CHALLENGE -
Please transcribe the data below exactly. Leave the pictures out.

DATASET EXCERPT -
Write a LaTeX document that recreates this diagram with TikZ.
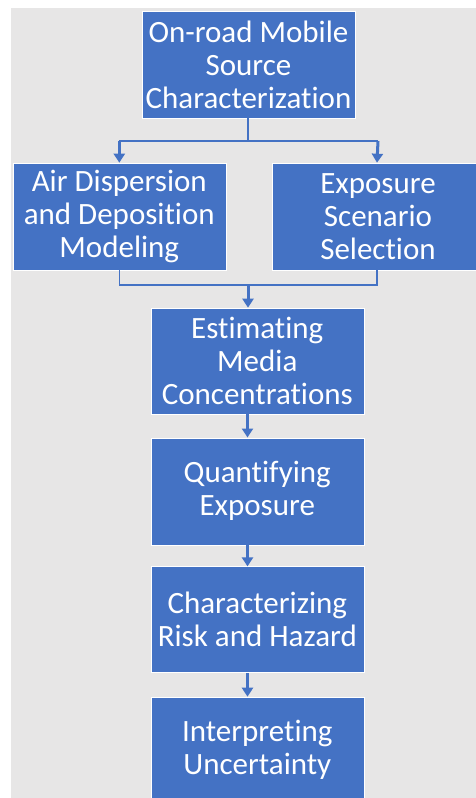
\documentclass[tikz,border=0pt]{standalone}
\usepackage{fontspec}
\setmainfont[Ligatures={NoCommon,NoRare}]{Carlito}
\usetikzlibrary{arrows.meta}
\definecolor{bgGray}{HTML}{E7E6E6}
\definecolor{boxBlue}{HTML}{4472C4}
\tikzset{
  stepbox/.style={rectangle, fill=boxBlue, draw=white, line width=0.6pt,
    minimum width=213pt, minimum height=107pt, inner sep=0pt, align=center,
    text=white, font=\fontsize{31}{33}\selectfont},
  conn/.style={draw=boxBlue, line width=1.3pt},
  arr/.style={draw=boxBlue, line width=3pt, -{Triangle[width=11pt,length=9pt]}}
}
\begin{document}
\begin{tikzpicture}[x=1pt,y=-1pt]
\useasboundingbox (0,0) rectangle (476,798);
\clip (0,0) rectangle (476,798);
\fill[bgGray] (11,8) rectangle (476,798);
\node[stepbox] (b1) at (248.5,64.5) {On-road Mobile\\Source\\Characterization};
\node[stepbox] (b2) at (119.3,216.5) {Air Dispersion\\and Deposition\\Modeling};
\node[stepbox, minimum width=212pt] (b3) at (378,216.5) {Exposure\\Scenario\\Selection};
\node[stepbox, minimum height=106pt] (b4) at (257.3,361) {Estimating\\Media\\Concentrations};
\node[stepbox] (b5) at (257.3,491.3) {Quantifying\\Exposure};
\node[stepbox, minimum height=106pt] (b6) at (257.3,619.7) {Characterizing\\Risk and Hazard};
\node[stepbox, minimum height=106pt] (b7) at (257.3,750) {Interpreting\\Uncertainty};
\coordinate (s1) at (248,141);
\coordinate (s2) at (248,285);
\coordinate (ax) at (247.5,0);
% top split
\draw[conn] (b1.south -| s1) -- (s1);
\draw[conn] (b2.north |- s1) -- (b3.north |- s1);
\draw[arr] (b2.north |- s1) -- (b2.north);
\draw[arr] (b3.north |- s1) -- ([xshift=-1pt]b3.north);
% merge
\draw[conn] (b2.south) -- (b2.south |- s2) -- ([xshift=-1pt]b3.south |- s2) -- ([xshift=-1pt]b3.south);
\draw[arr] (s2) -- (b4.north -| s2);
% chain
\draw[arr] (b4.south -| ax) -- (b5.north -| ax);
\draw[arr] (b5.south -| ax) -- (b6.north -| ax);
\draw[arr] (b6.south -| ax) -- (b7.north -| ax);
\end{tikzpicture}
\end{document}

RESPONSE BELOW -
Write a LaTeX document that recreates this diagram with TikZ.
\documentclass[tikz,border=0pt]{standalone}
\usepackage{fontspec}
\setmainfont[Ligatures={NoCommon,NoRare}]{Carlito}
\usetikzlibrary{arrows.meta}
\definecolor{bgGray}{HTML}{E7E6E6}
\definecolor{boxBlue}{HTML}{4472C4}
\tikzset{
  stepbox/.style={rectangle, fill=boxBlue, draw=white, line width=0.6pt,
    minimum width=213pt, minimum height=107pt, inner sep=0pt, align=center,
    text=white, font=\fontsize{31}{33}\selectfont},
  conn/.style={draw=boxBlue, line width=1.3pt},
  arr/.style={draw=boxBlue, line width=3pt, -{Triangle[width=11pt,length=9pt]}}
}
\begin{document}
\begin{tikzpicture}[x=1pt,y=-1pt]
\useasboundingbox (0,0) rectangle (476,798);
\clip (0,0) rectangle (476,798);
\fill[bgGray] (11,8) rectangle (476,798);
\node[stepbox] (b1) at (248.5,64.5) {On-road Mobile\\Source\\Characterization};
\node[stepbox] (b2) at (119.3,216.5) {Air Dispersion\\and Deposition\\Modeling};
\node[stepbox, minimum width=212pt] (b3) at (378,216.5) {Exposure\\Scenario\\Selection};
\node[stepbox, minimum height=106pt] (b4) at (257.3,361) {Estimating\\Media\\Concentrations};
\node[stepbox] (b5) at (257.3,491.3) {Quantifying\\Exposure};
\node[stepbox, minimum height=106pt] (b6) at (257.3,619.7) {Characterizing\\Risk and Hazard};
\node[stepbox, minimum height=106pt] (b7) at (257.3,750) {Interpreting\\Uncertainty};
\coordinate (s1) at (248,141);
\coordinate (s2) at (248,285);
\coordinate (ax) at (247.5,0);
% top split
\draw[conn] (b1.south -| s1) -- (s1);
\draw[conn] (b2.north |- s1) -- (b3.north |- s1);
\draw[arr] (b2.north |- s1) -- (b2.north);
\draw[arr] (b3.north |- s1) -- ([xshift=-1pt]b3.north);
% merge
\draw[conn] (b2.south) -- (b2.south |- s2) -- ([xshift=-1pt]b3.south |- s2) -- ([xshift=-1pt]b3.south);
\draw[arr] (s2) -- (b4.north -| s2);
% chain
\draw[arr] (b4.south -| ax) -- (b5.north -| ax);
\draw[arr] (b5.south -| ax) -- (b6.north -| ax);
\draw[arr] (b6.south -| ax) -- (b7.north -| ax);
\end{tikzpicture}
\end{document}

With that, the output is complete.